● Set task
Your copy should hold exactly the lines from the one containing "Give me the matplotlib source for this chart." to the one containing "color='black', linewidths=0, zorder=3)", inclusive, with no pictures.

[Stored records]
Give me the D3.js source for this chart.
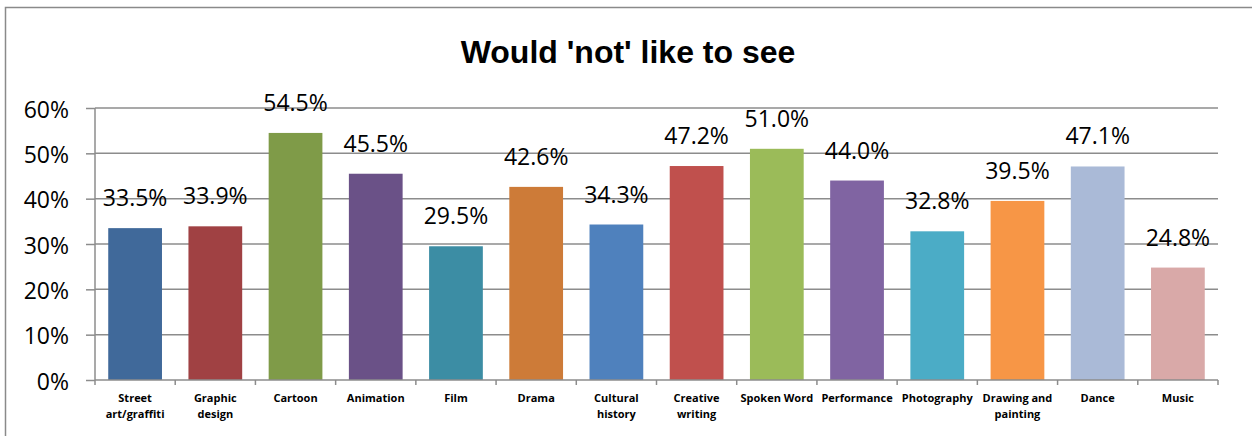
<!DOCTYPE html>
<html>
<head>
<meta charset="utf-8">
<script src="https://cdn.jsdelivr.net/npm/d3@7"></script>
<style>
  html, body { margin: 0; padding: 0; background: #fff; }
  svg { display: block; }
</style>
</head>
<body>
<script>
// Share of respondents who would 'not' like to see each art form
const categories = [
  ["Street", "art/graffiti"], ["Graphic", "design"], ["Cartoon"], ["Animation"], ["Film"],
  ["Drama"], ["Cultural", "history"], ["Creative", "writing"], ["Spoken Word"], ["Performance"],
  ["Photography"], ["Drawing and", "painting"], ["Dance"], ["Music"]
];
const values = [33.5, 33.9, 54.5, 45.5, 29.5, 42.6, 34.3, 47.2, 51.0, 44.0, 32.8, 39.5, 47.1, 24.8];
const barColors = [
  "#40699A", "#A04143", "#7F9B48", "#6A5187", "#3C8DA4", "#CD7B38", "#4F81BD",
  "#C0504D", "#9BBB59", "#8064A2", "#4BACC6", "#F79646", "#AABAD7", "#D9A9A8"
];
const yTicks = [0, 10, 20, 30, 40, 50, 60];
const title = "Would 'not' like to see";

const W = 1252, H = 436;
const plotLeft = 95, plotRight = 1218, plotTop = 108, plotBottom = 380;

const svg = d3.select("body").append("svg").attr("width", W).attr("height", H);

// outer chart frame (left and top edges visible)
svg.append("path")
  .attr("d", `M5.5,${H} V7.5 H${W + 2}`)
  .attr("fill", "none").attr("stroke", "#8a8a8a").attr("stroke-width", 1.5);

svg.append("text")
  .attr("x", 628).attr("y", 63)
  .attr("text-anchor", "middle")
  .attr("font-family", "Liberation Sans, Arial, sans-serif")
  .attr("font-weight", "bold").attr("font-size", 32)
  .text(title);

const x = d3.scaleBand().domain(d3.range(values.length)).range([plotLeft, plotRight]).padding(0);
const y = d3.scaleLinear().domain([0, 60]).range([plotBottom, plotTop]);

// horizontal gridlines
svg.append("g").selectAll("line").data(yTicks.filter(d => d > 0)).join("line")
  .attr("x1", plotLeft).attr("x2", plotRight)
  .attr("y1", d => y(d)).attr("y2", d => y(d))
  .attr("stroke", "#8c8c8c").attr("stroke-width", 1.5);

// y axis
const yAxis = svg.append("g").attr("transform", `translate(${plotLeft},0)`)
  .call(d3.axisLeft(y).tickValues(yTicks).tickSize(9).tickPadding(17).tickFormat(d => d + "%"));
yAxis.select(".domain").attr("stroke", "#8c8c8c").attr("stroke-width", 1.5).attr("d", `M0,${plotTop}V${plotBottom}`);
yAxis.selectAll(".tick line").attr("stroke", "#8c8c8c").attr("stroke-width", 1.5);
yAxis.selectAll(".tick text")
  .attr("font-family", "Open Sans, Liberation Sans, sans-serif")
  .attr("font-size", 23).attr("fill", "#000").attr("dy", "0.4em");

// bars
const barW = x.bandwidth() * 0.67;
svg.append("g").selectAll("rect").data(values).join("rect")
  .attr("x", (d, i) => x(i) + (x.bandwidth() - barW) / 2)
  .attr("y", d => y(d))
  .attr("width", barW)
  .attr("height", d => plotBottom - y(d))
  .attr("fill", (d, i) => barColors[i]);

// x axis with tick marks at category boundaries
svg.append("line")
  .attr("x1", plotLeft).attr("x2", plotRight).attr("y1", plotBottom).attr("y2", plotBottom)
  .attr("stroke", "#8c8c8c").attr("stroke-width", 1.5);
svg.append("g").selectAll("line").data(d3.range(values.length + 1)).join("line")
  .attr("x1", i => plotLeft + i * x.step()).attr("x2", i => plotLeft + i * x.step())
  .attr("y1", plotBottom).attr("y2", plotBottom + 5)
  .attr("stroke", "#8c8c8c").attr("stroke-width", 1.5);

// category labels
const cat = svg.append("g").selectAll("text").data(categories).join("text")
  .attr("x", (d, i) => x(i) + x.bandwidth() / 2)
  .attr("y", 402)
  .attr("text-anchor", "middle")
  .attr("font-family", "Open Sans, Liberation Sans, sans-serif")
  .attr("font-weight", "bold").attr("font-size", 11).attr("fill", "#000");
cat.selectAll("tspan").data((d, i) => d.map(s => ({ s, i }))).join("tspan")
  .attr("x", d => x(d.i) + x.bandwidth() / 2)
  .attr("dy", (d, j) => j === 0 ? 0 : 16)
  .text(d => d.s);

// value labels
svg.append("g").selectAll("text").data(values).join("text")
  .attr("x", (d, i) => x(i) + x.bandwidth() / 2)
  .attr("y", d => y(d) - 22)
  .attr("text-anchor", "middle")
  .attr("font-family", "Open Sans, Liberation Sans, sans-serif")
  .attr("font-size", 23).attr("fill", "#000")
  .text(d => d.toFixed(1) + "%");
</script>
</body>
</html>
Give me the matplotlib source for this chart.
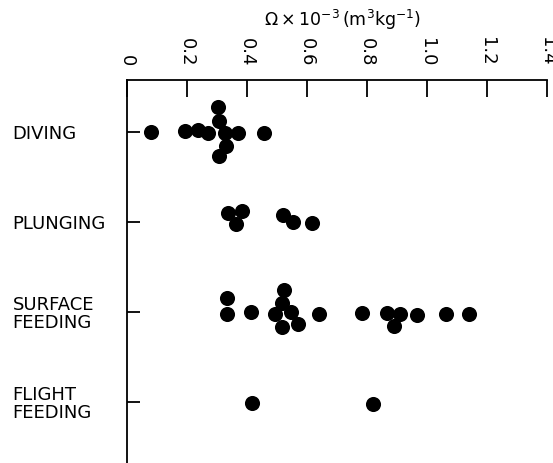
import matplotlib
matplotlib.use("Agg")
import matplotlib.pyplot as plt

# feeding groups, top to bottom
groups = ["DIVING", "PLUNGING", "SURFACE\nFEEDING", "FLIGHT\nFEEDING"]

# Omega x 10^-3 (m3 kg-1) for each bird
diving = [0.08, 0.195, 0.238, 0.272, 0.305, 0.308, 0.328, 0.372, 0.332, 0.308, 0.458]
plunging = [0.339, 0.384, 0.365, 0.523, 0.554, 0.617]
surface = [0.336, 0.336, 0.415, 0.526, 0.517, 0.495, 0.548, 0.517, 0.571, 0.642,
           0.786, 0.867, 0.912, 0.892, 0.967, 1.065, 1.143]
flight = [0.419, 0.823]

# vertical stacking of overlapping dots (in group units), as drawn
diving_stack = [0, -0.01, -0.02, 0.01, -0.28, -0.12, 0.01, 0.01, 0.16, 0.27, 0.01]
plunging_stack = [-0.1, -0.12, 0.02, -0.08, 0, 0.01]
surface_stack = [-0.15, 0.02, 0, -0.24, -0.1, 0.02, 0, 0.17, 0.13, 0.02,
                 0.01, 0.01, 0.02, 0.16, 0.03, 0.02, 0.02]
flight_stack = [0.01, 0.02]

xticks = [0, 0.2, 0.4, 0.6, 0.8, 1.0, 1.2, 1.4]
xticklabels = ["0", "0.2", "0.4", "0.6", "0.8", "1.0", "1.2", "1.4"]

plt.rcParams['font.family'] = ['DejaVu Sans']
plt.rcParams['mathtext.fontset'] = 'dejavusans'

fig = plt.figure(figsize=(5.53, 4.63), dpi=100)
ax = fig.add_axes([126.5 / 553, 0, 420 / 553, 1 - 80 / 463])

for i, (vals, stack) in enumerate([(diving, diving_stack), (plunging, plunging_stack),
                                   (surface, surface_stack), (flight, flight_stack)]):
    ys = [i + s for s in stack]
    ax.scatter(vals, ys, s=118, color='black', linewidths=0, zorder=3)

ax.set_xlim(0, 1.4)
ax.set_ylim(3.678, -0.578)

ax.spines['right'].set_visible(False)
ax.spines['bottom'].set_visible(False)
ax.spines['top'].set_linewidth(1.3)
ax.spines['left'].set_linewidth(1.3)

ax.xaxis.tick_top()
ax.xaxis.set_label_position('top')
ax.set_xticks(xticks)
ax.set_xticklabels(xticklabels, rotation=270, fontsize=13)
ax.tick_params(axis='x', direction='in', length=12, width=1.3, pad=10)
ax.set_xlabel(r"$\Omega\times10^{-3}\,(\mathrm{m^3kg^{-1}})$", fontsize=12.5, labelpad=8)
ax.xaxis.label.set_x(0.515)

ax.set_yticks(range(len(groups)))
ax.set_yticklabels(groups, fontsize=13, linespacing=1.0)
ax.tick_params(axis='y', direction='in', length=9.5, width=1.3, pad=82)
for lbl in ax.get_yticklabels():
    lbl.set_horizontalalignment('left')

fig.savefig("out.png", dpi=100)
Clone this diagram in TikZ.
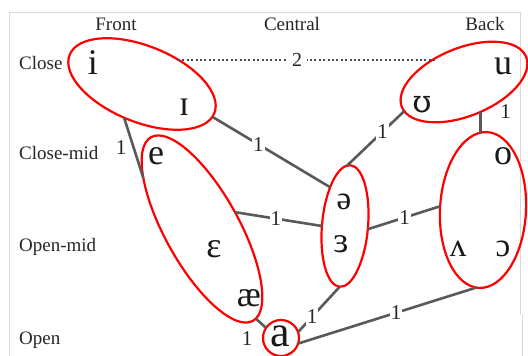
\documentclass[tikz,border=0pt]{standalone}
\usepackage{fontspec}
\setmainfont{Liberation Serif}
\newfontfamily\ipaalt{DejaVu Serif}
\usetikzlibrary{shapes.geometric}
\begin{document}
\begin{tikzpicture}[x=1pt,y=1pt,
  ring/.style={ellipse, draw=red, line width=2.2pt, inner sep=0pt, outer sep=0pt},
  link/.style={draw=black!65, line width=2.6pt},
  dotline/.style={draw=black!70, line width=2pt, dash pattern=on 2pt off 2.4pt},
  num/.style={font=\fontsize{21}{21}\selectfont, fill=white, inner sep=1pt, text=black!85},
  axislbl/.style={font=\fontsize{19}{19}\selectfont, text=black!85, inner sep=0pt},
  vow/.style={font=\fontsize{36}{36}\selectfont, inner sep=0pt, anchor=base, text=black!90},
  frame/.style={draw=black!15, line width=1pt},
]
\useasboundingbox (0,0) rectangle (528,356);
\fill[white] (0,0) rectangle (528,356);
% faint frame
\coordinate (f1) at (9,0);
\coordinate (f2) at (9,343);
\coordinate (f3) at (520,343);
\coordinate (f4) at (520,41);
\coordinate (f5) at (522,41);
\coordinate (f6) at (522,0);
\draw[frame] (f1) -- (f2) -- (f3) -- (f4);
\draw[frame] (f5) -- (f6);

% column and row labels
\node[axislbl, anchor=base] (front) at (116,325) {Front};
\node[axislbl, anchor=base] (central) at (292,325) {Central};
\node[axislbl, anchor=base] (back) at (485,325) {Back};
\node[axislbl, anchor=base west] (close) at (19,286) {Close};
\node[axislbl, anchor=base west] (closemid) at (19,196) {Close-mid};
\node[axislbl, anchor=base west] (openmid) at (19,104) {Open-mid};
\node[axislbl, anchor=base west] (open) at (19,11) {Open};

% groups
\node[ring, minimum width=156pt, minimum height=76pt, rotate=-22] (Ei) at (142,272) {};
\node[ring, minimum width=134pt, minimum height=68pt, rotate=22] (Eu) at (464,274) {};
\node[ring, minimum width=210pt, minimum height=74pt, rotate=-61] (Ee) at (202,127) {};
\node[ring, minimum width=46pt, minimum height=122pt, rotate=-5] (Ec) at (345,130) {};
\node[ring, minimum width=86pt, minimum height=156pt, rotate=-3] (Eb) at (483,146) {};
\node[ring, circle, minimum size=36pt] (Ea) at (281,18) {};

% connectors
\draw[link] (Ei.-96) -- node[num, pos=.5, left=5pt, fill=none] {1} (Ee.200);
\draw[link] (Ei.-3) -- node[num, pos=.39] {1} (Ec.116);
\draw[link] (Eu.184) -- node[num, pos=.38] {1} (Ec.93);
\draw[link] (Eu.-83) -- node[num, pos=0, xshift=25pt, fill=none] {1} (Eu.-83 |- Eb.95);
\draw[link] (Ee.88) -- node[num, pos=.47] {1} (Ec.185);
\draw[link] (Ec.-3) -- node[num, pos=.51] {1} (Eb.178);
\draw[link] (Ec.-90) -- node[num, pos=.66] {1} (Ea.19);
\draw[link] (Eb.-92) -- node[num, pos=.45] {1} (Ea.-18);
\draw[link] (Ee.2) -- node[num, pos=1, xshift=-19pt, yshift=-11pt, fill=none] {1} (Ea.146);
\draw[dotline] (Ei.56) -- node[num, pos=.46, font=\fontsize{20}{20}\selectfont, inner xsep=5pt] {2} (Ei.56 -| Eu.116);

% vowels
\node[vow] (vi) at (93,281) {i};
\node[vow] (vI) at (184,240) {ɪ};
\node[vow] (vu) at (503,281) {u};
\node[vow, font=\fontsize{31}{31}\selectfont\ipaalt] (vU) at (422,243) {ʊ};
\node[vow] (ve) at (156,191) {e};
\node[vow] (vE) at (214,98) {ɛ};
\node[vow] (vae) at (249,49) {æ};
\node[vow, font=\fontsize{33}{33}\selectfont] (vschwa) at (344,146) {ə};
\node[vow] (vrevE) at (341,103) {ɜ};
\node[vow] (vo) at (503,191) {o};
\node[vow, font=\fontsize{33}{33}\selectfont] (vV) at (458,99) {ʌ};
\node[vow, font=\fontsize{33}{33}\selectfont] (vO) at (503,99) {ɔ};
\node[vow, font=\fontsize{44}{44}\selectfont] (va) at (280,9) {a};
\end{tikzpicture}
\end{document}
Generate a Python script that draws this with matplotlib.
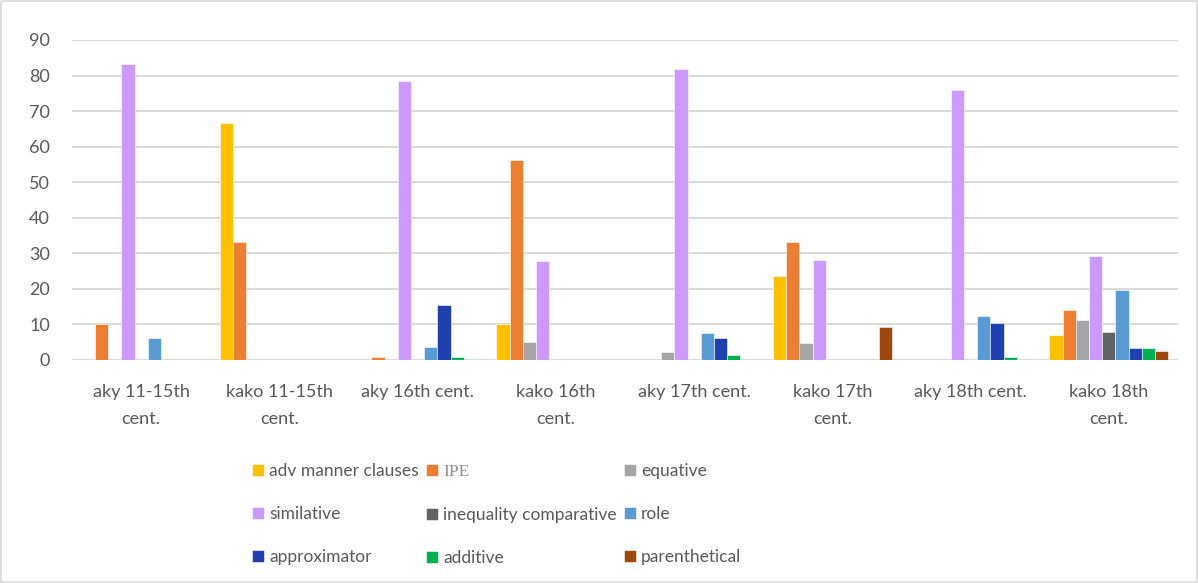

● Output
Give me the matplotlib source for this chart.
import matplotlib
matplotlib.use("Agg")
import matplotlib.pyplot as plt

# feeding groups, top to bottom
groups = ["DIVING", "PLUNGING", "SURFACE\nFEEDING", "FLIGHT\nFEEDING"]

# Omega x 10^-3 (m3 kg-1) for each bird
diving = [0.08, 0.195, 0.238, 0.272, 0.305, 0.308, 0.328, 0.372, 0.332, 0.308, 0.458]
plunging = [0.339, 0.384, 0.365, 0.523, 0.554, 0.617]
surface = [0.336, 0.336, 0.415, 0.526, 0.517, 0.495, 0.548, 0.517, 0.571, 0.642,
           0.786, 0.867, 0.912, 0.892, 0.967, 1.065, 1.143]
flight = [0.419, 0.823]

# vertical stacking of overlapping dots (in group units), as drawn
diving_stack = [0, -0.01, -0.02, 0.01, -0.28, -0.12, 0.01, 0.01, 0.16, 0.27, 0.01]
plunging_stack = [-0.1, -0.12, 0.02, -0.08, 0, 0.01]
surface_stack = [-0.15, 0.02, 0, -0.24, -0.1, 0.02, 0, 0.17, 0.13, 0.02,
                 0.01, 0.01, 0.02, 0.16, 0.03, 0.02, 0.02]
flight_stack = [0.01, 0.02]

xticks = [0, 0.2, 0.4, 0.6, 0.8, 1.0, 1.2, 1.4]
xticklabels = ["0", "0.2", "0.4", "0.6", "0.8", "1.0", "1.2", "1.4"]

plt.rcParams['font.family'] = ['DejaVu Sans']
plt.rcParams['mathtext.fontset'] = 'dejavusans'

fig = plt.figure(figsize=(5.53, 4.63), dpi=100)
ax = fig.add_axes([126.5 / 553, 0, 420 / 553, 1 - 80 / 463])

for i, (vals, stack) in enumerate([(diving, diving_stack), (plunging, plunging_stack),
                                   (surface, surface_stack), (flight, flight_stack)]):
    ys = [i + s for s in stack]
    ax.scatter(vals, ys, s=118, color='black', linewidths=0, zorder=3)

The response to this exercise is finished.